Monday, August 2, 2010

Days of Wine and Roses

This afternoon there was a short ceremony at Brockley and Ladywell Cemetery to mark the restoration of Ernest Christopher Dowson's grave on the 143rd anniversary of his birth. The original memorial has been restored as fully as possible and a new stone at the foot of the grave quotes two verses of his poetry. The restoration was paid for by public subscription after a facebook page was set up in his memory. Attendees were an ecletic mix of local authors, poets and local historians.

Dowson was an industrious translator, novelist and poet; mainly remembered for his poetry that has given us such phrases as "days of wine and roses" and "gone with the wind".

He was born in Lee, where his mother's family came from, and his father had a ship repair yard in Limehouse. The family fortunes declined in the 1890s. Ernest's father Alfred died from an overdose in 1894, the same year that Ernest contracted tuberculosis. Ernest's mother committed suicide early the following year. Ernest's only sibling Rowland Corbet Dowson emigrated to Canada a few weeks after their mother's death.

By the beginning of 1900 Ernest was in a bad way when a friend, Robert Sherard, found him wandering apparently penniless in the Euston Road and took him home to 26 Sandhurst Gardens, Catford where he died of tuberculosis and general neglect about six weeks later on 23 February 1900.

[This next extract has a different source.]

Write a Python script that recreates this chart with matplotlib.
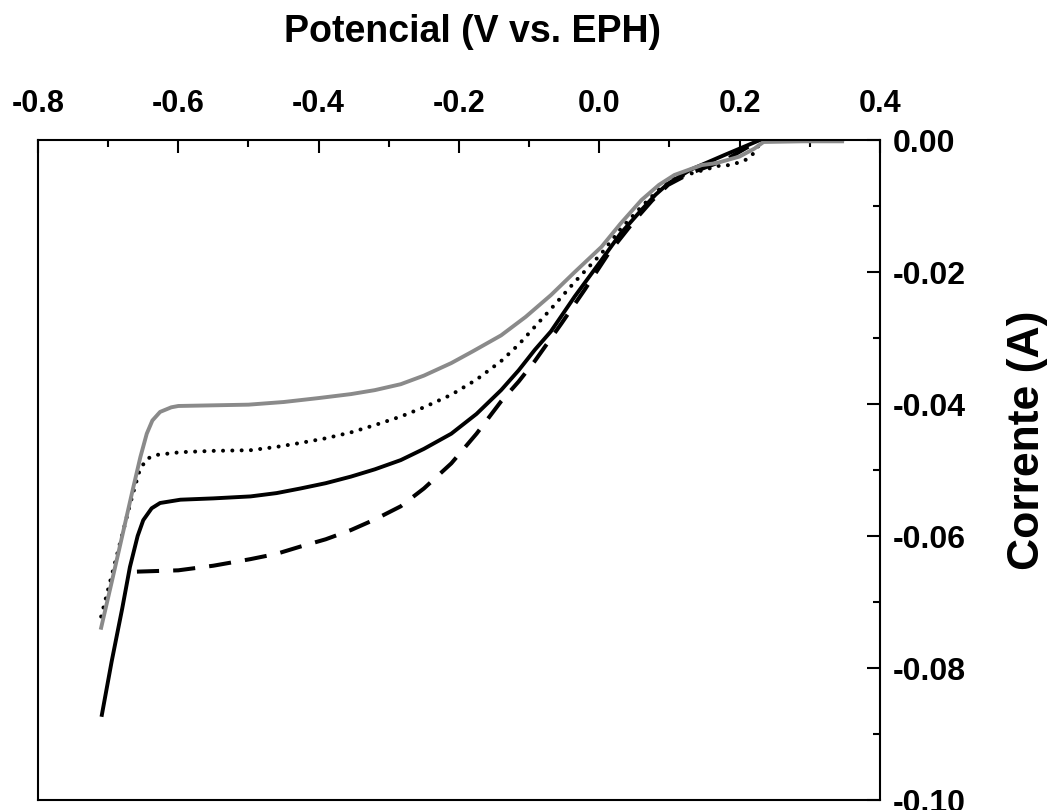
# Voltametria linear: quatro curvas corrente x potencial (eixos no topo / direita)
import numpy as np
import matplotlib
matplotlib.use("Agg")
import matplotlib.pyplot as plt
from matplotlib.ticker import MultipleLocator, FuncFormatter

plt.rcParams["font.family"] = ["Liberation Sans", "DejaVu Sans"]
plt.rcParams["font.weight"] = "bold"
plt.rcParams["axes.unicode_minus"] = False

# curva cinza (contínua)
X_GRAY = [-0.710, -0.695, -0.680, -0.665, -0.654, -0.645, -0.637, -0.626, -0.610,
          -0.600, -0.550, -0.500, -0.450, -0.400, -0.354, -0.320, -0.283, -0.250,
          -0.211, -0.180, -0.140, -0.105, -0.069, -0.035, 0.003, 0.030, 0.060,
          0.085, 0.107, 0.146, 0.167, 0.200, 0.221, 0.234, 0.290, 0.346]
Y_GRAY = [-0.0739, -0.0670, -0.0600, -0.0530, -0.0480, -0.0445, -0.0425, -0.0412, -0.0405,
          -0.0403, -0.0402, -0.0401, -0.0397, -0.0391, -0.0385, -0.0379, -0.0370, -0.0357,
          -0.0338, -0.0320, -0.0296, -0.0268, -0.0235, -0.0200, -0.0162, -0.0127, -0.0091,
          -0.0068, -0.0053, -0.0038, -0.0035, -0.0025, -0.0013, -0.0003, -0.0002, -0.0002]

# curva preta contínua
X_SOLID = [-0.709, -0.695, -0.680, -0.669, -0.658, -0.650, -0.638, -0.626, -0.597,
           -0.550, -0.497, -0.460, -0.426, -0.390, -0.354, -0.320, -0.283, -0.250,
           -0.211, -0.175, -0.140, -0.115, -0.092, -0.069, -0.035, 0.003, 0.030,
           0.060, 0.080, 0.098, 0.130, 0.180, 0.229, 0.346]
Y_SOLID = [-0.0871, -0.0790, -0.0710, -0.0647, -0.0600, -0.0576, -0.0558, -0.0550, -0.0545,
           -0.0543, -0.0540, -0.0535, -0.0528, -0.0520, -0.0510, -0.0499, -0.0485, -0.0468,
           -0.0445, -0.0415, -0.0379, -0.0349, -0.0318, -0.0290, -0.0237, -0.0182, -0.0142,
           -0.0106, -0.0083, -0.0066, -0.0045, -0.0022, 0.0, 0.0]

# curva tracejada
X_DASH = [-0.659, -0.600, -0.550, -0.497, -0.460, -0.426, -0.390, -0.354, -0.320,
          -0.283, -0.250, -0.211, -0.175, -0.140, -0.115, -0.092, -0.054, -0.021,
          0.013, 0.051, 0.075, 0.098, 0.130, 0.180, 0.229, 0.346]
Y_DASH = [-0.0654, -0.0652, -0.0645, -0.0635, -0.0627, -0.0616, -0.0605, -0.0591, -0.0575,
          -0.0555, -0.0528, -0.0490, -0.0445, -0.0396, -0.0366, -0.0335, -0.0278, -0.0227,
          -0.0172, -0.0121, -0.0092, -0.0068, -0.0050, -0.0030, 0.0, 0.0]

# curva pontilhada
X_DOT = [-0.710, -0.695, -0.680, -0.665, -0.655, -0.645, -0.630, -0.597, -0.550,
         -0.497, -0.460, -0.426, -0.390, -0.354, -0.320, -0.283, -0.250, -0.211,
         -0.175, -0.140, -0.115, -0.092, -0.069, -0.035, 0.003, 0.030, 0.060, 0.085,
         0.107, 0.150, 0.171, 0.186, 0.199, 0.211, 0.221, 0.226, 0.232, 0.346]
Y_DOT = [-0.0722, -0.0660, -0.0598, -0.0537, -0.0500, -0.0483, -0.0477, -0.0473, -0.0471,
         -0.0470, -0.0465, -0.0459, -0.0452, -0.0443, -0.0432, -0.0419, -0.0405, -0.0386,
         -0.0363, -0.0335, -0.0310, -0.0283, -0.0256, -0.0215, -0.0172, -0.0135, -0.0101, -0.0075,
         -0.0058, -0.0045, -0.0039, -0.0038, -0.0034, -0.0029, -0.0019, -0.0010, 0.0, 0.0]

GRAY = "#8a8a8a"
W_PX, H_PX = 1048, 810


def fmt(v, nd):
    s = f"{v:.{nd}f}"
    return s[1:] if s.startswith("-") and float(s) == 0 else s


def main():
    fig = plt.figure(figsize=(W_PX / 100, H_PX / 100), dpi=100)
    ax = fig.add_axes([38 / W_PX, 1 - 800 / H_PX, (880 - 38) / W_PX, (800 - 140) / H_PX])

    ax.plot(X_DASH, Y_DASH, color="black", lw=2.9, ls=(0, (5.5, 3.5)))
    ax.plot(X_DOT, Y_DOT, color="black", lw=2.9, ls=(0, (0.01, 2.3)),
            dash_capstyle="round")
    ax.plot(X_SOLID, Y_SOLID, color="black", lw=2.8, solid_joinstyle="round")
    ax.plot(X_GRAY, Y_GRAY, color=GRAY, lw=2.8, solid_joinstyle="round")

    ax.set_xlim(-0.8, 0.4)
    ax.set_ylim(-0.10, 0.0)
    ax.xaxis.tick_top()
    ax.yaxis.tick_right()
    ax.xaxis.set_major_locator(MultipleLocator(0.2))
    ax.xaxis.set_minor_locator(MultipleLocator(0.1))
    ax.yaxis.set_major_locator(MultipleLocator(0.02))
    ax.yaxis.set_minor_locator(MultipleLocator(0.01))
    ax.xaxis.set_major_formatter(FuncFormatter(lambda v, p: fmt(v, 1)))
    ax.yaxis.set_major_formatter(FuncFormatter(lambda v, p: fmt(v, 2)))
    ax.tick_params(which="both", direction="in", width=1.5)
    ax.tick_params(which="major", length=9.5)
    ax.tick_params(which="minor", length=5)
    ax.tick_params(axis="x", which="major", labelsize=22, pad=15)
    ax.tick_params(axis="y", which="major", labelsize=23, pad=9)
    for lab in ax.get_xticklabels() + ax.get_yticklabels():
        lab.set_fontweight("bold")
    for s in ax.spines.values():
        s.set_linewidth(1.5)

    fig.text(472 / W_PX, 1 - 42 / H_PX, "Potencial (V vs. EPH)", ha="center",
             va="baseline", fontsize=27, fontweight="bold")
    fig.text(1027 / W_PX, 1 - 440 / H_PX, "Corrente (A)", ha="center", va="center",
             rotation=90, fontsize=32, fontweight="bold")

    fig.savefig("out.png", dpi=100)
    plt.close(fig)


if __name__ == "__main__":
    main()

Despite his apparent poverty, in May the following year his estate was valued at £1,119 18s 7d, he did not leave a will and Rowland inherited. Rowland had moved to the United States in 1898 and married in about 1906. In 1910 he was working as a tiler and living with his wife Florence in a boarding house in Seattle, Washington. He died on 20 September 1913 and is buried in Mount Hope Cemetery, San Diego, California.